I believe successful, comprehensive
immigration reform can be achieved by building on the work of the
Judiciary Committee. The Judiciary Committee bill combines some
of the strongest elements of Senator Hagel's border security proposals
with the realistic workplace and earned-citizenship program proposed
by Senators McCain and Kennedy.
Mr. President, I will come
to the floor over the next week to offer some amendments of my own,
and to support amendments my colleagues will offer. I will also
come to the floor to argue against amendments that contradict our
tradition as a nation of immigrants and as a nation of laws.

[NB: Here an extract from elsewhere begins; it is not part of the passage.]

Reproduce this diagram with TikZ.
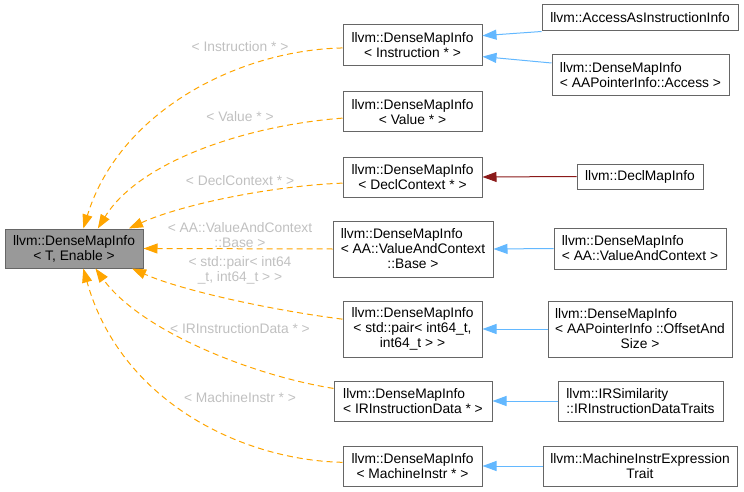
\documentclass[tikz,border=0pt]{standalone}
\usepackage{fontspec}
\setmainfont{Liberation Sans}
\usepackage{calc}
\usetikzlibrary{arrows.meta}
\definecolor{dxOrange}{HTML}{FFA500}
\definecolor{dxBlue}{HTML}{63B8FF}
\definecolor{dxRed}{HTML}{8B1A1A}
\definecolor{dxEdge}{HTML}{666666}
\definecolor{dxRoot}{HTML}{999999}
\definecolor{dxLabel}{HTML}{C0C0C0}
\newcommand{\lline}[2]{\makebox[\widthof{#2}][l]{#1}}
\tikzset{
  >={Triangle[length=14pt,width=10pt]},
  box/.style={draw=dxEdge, fill=white, line width=1pt, align=center,
              inner sep=2pt, font=\fontsize{13.8}{15}\selectfont},
  rootbox/.style={box, fill=dxRoot},
  lbl/.style={font=\fontsize{13.8}{15}\selectfont, text=dxLabel,
              align=center, inner sep=0pt},
  tmpl/.style={->, draw=dxOrange, line width=1pt, dash pattern=on 6pt off 4pt},
  pub/.style={->, draw=dxBlue, line width=1pt},
  priv/.style={->, draw=dxRed, line width=1pt},
}

\begin{document}
\begin{tikzpicture}[x=1pt,y=-1pt]
  \useasboundingbox (0,0) rectangle (744,492);
  % base template
  \node[rootbox,minimum width=138pt,minimum height=39pt] (root) at (74,248.5){llvm::DenseMapInfo\\< T, Enable >};

  % specialisations
  \node[box,minimum width=139pt,minimum height=41pt] (inst) at (412.5,45.5){llvm::DenseMapInfo\\< Instruction * >};
  \node[box,minimum width=139pt,minimum height=40pt] (val) at (412.5,112){llvm::DenseMapInfo\\< Value * >};
  \node[box,minimum width=139pt,minimum height=40pt] (decl) at (412.5,177){llvm::DenseMapInfo\\< DeclContext * >};
  \node[box,minimum width=160pt,minimum height=56pt] (base) at (413,249){\lline{llvm::DenseMapInfo}{< AA::ValueAndContext}\\< AA::ValueAndContext\\::Base >};
  \node[box,minimum width=139pt,minimum height=56pt] (pair) at (412.5,329){llvm::DenseMapInfo\\< std::pair< int64\_t,\\int64\_t > >};
  \node[box,minimum width=158pt,minimum height=40pt] (irid) at (413,401){\lline{llvm::DenseMapInfo}{< IRInstructionData * >}\\< IRInstructionData * >};
  \node[box,minimum width=139pt,minimum height=40pt] (mi) at (412.5,466){llvm::DenseMapInfo\\< MachineInstr * >};

  % derived classes
  \node[box,minimum width=196pt,minimum height=26pt] (aai) at (640,18){llvm::AccessAsInstructionInfo};
  \node[box,minimum width=177pt,minimum height=41pt] (acc) at (640.5,75.5){\lline{llvm::DenseMapInfo}{< AAPointerInfo::Access >}\\< AAPointerInfo::Access >};
  \node[box,minimum width=126pt,minimum height=25pt] (dmi) at (640,176.5){llvm::DeclMapInfo};
  \node[box,minimum width=172pt,minimum height=41pt] (vac) at (640,248.5){\lline{llvm::DenseMapInfo}{< AA::ValueAndContext >}\\< AA::ValueAndContext >};
  \node[box,minimum width=184pt,minimum height=56pt] (oas) at (640,329){\lline{llvm::DenseMapInfo}{< AAPointerInfo ::OffsetAnd}\\< AAPointerInfo ::OffsetAnd\\Size >};
  \node[box,minimum width=165pt,minimum height=40pt] (irs) at (640.5,401){\lline{llvm::IRSimilarity}{::IRInstructionDataTraits}\\::IRInstructionDataTraits};
  \node[box,minimum width=194pt,minimum height=40pt] (mie) at (640,466){llvm::MachineInstrExpression\\Trait};

  % template arguments
  \node[lbl] (linst) at (240,47){< Instruction * >};
  \node[lbl] (lval) at (240,117){< Value * >};
  \node[lbl] (ldecl) at (240,181){< DeclContext * >};
  \node[lbl] (lbase) at (240,235){< AA::ValueAndContext\\::Base >};
  \node[lbl] (lpair) at (240,270){< std::pair< int64\\\_t, int64\_t > >};
  \node[lbl] (lirid) at (240,329){< IRInstructionData * >};
  \node[lbl] (lmi) at (240,398){< MachineInstr * >};

  % instantiations
  \draw[tmpl] (inst.182) .. controls (240,50) and (120,110) .. (root.65);
  \draw[tmpl] (val.185) .. controls (250,125) and (140,160) .. (root.40);
  \draw[tmpl] (decl.185) .. controls (270,186) and (180,205) .. (root.20);
  \draw[tmpl] (base.west) -- (root.east);
  \draw[tmpl] (pair.172) .. controls (270,310) and (180,290) .. (root.-19);
  \draw[tmpl] (irid.171) .. controls (250,375) and (140,330) .. (root.-43);
  \draw[tmpl] (mi.177) .. controls (240,460) and (120,400) .. (root.-65);

  % inheritance
  \draw[pub] (aai.south west) -- (inst.8);
  \draw[pub] (acc.172) -- (inst.-9);
  \draw[priv] (dmi.west) -- (decl.east);
  \draw[pub] (vac.west) -- (base.east);
  \draw[pub] (oas.west) -- (pair.east);
  \draw[pub] (irs.west) -- (irid.east);
  \draw[pub] (mie.west) -- (mi.east);
\end{tikzpicture}
\end{document}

As FDR reminded the Nation
at the 50th anniversary of the dedication of the Statue of Liberty,
those who landed at Ellis Island ``were the men and women who had
the supreme courage to strike out for themselves, to abandon language
and relatives, to start at the bottom without influence, without
money, and without knowledge of life in a very young civilization.''
It behooves us to remember
that not every single immigrant who came into the United States
through Ellis Island had proper documentation. Not every one of
our grandparents or great-grandparents would have necessarily qualified
for legal immigration. But they came here in search of a dream,
in search of hope. Americans understand that, and they are willing
to give an opportunity to those who are already here, as long as
we get serious about making sure that our borders actually mean
something.
Today's immigrants seek
to follow in the same tradition of immigration that has built this
country. We do ourselves and them a disservice if we do not recognize
the contributions of these individuals. And we fail to protect our
Nation if we do not regain control over our immigration system immediately.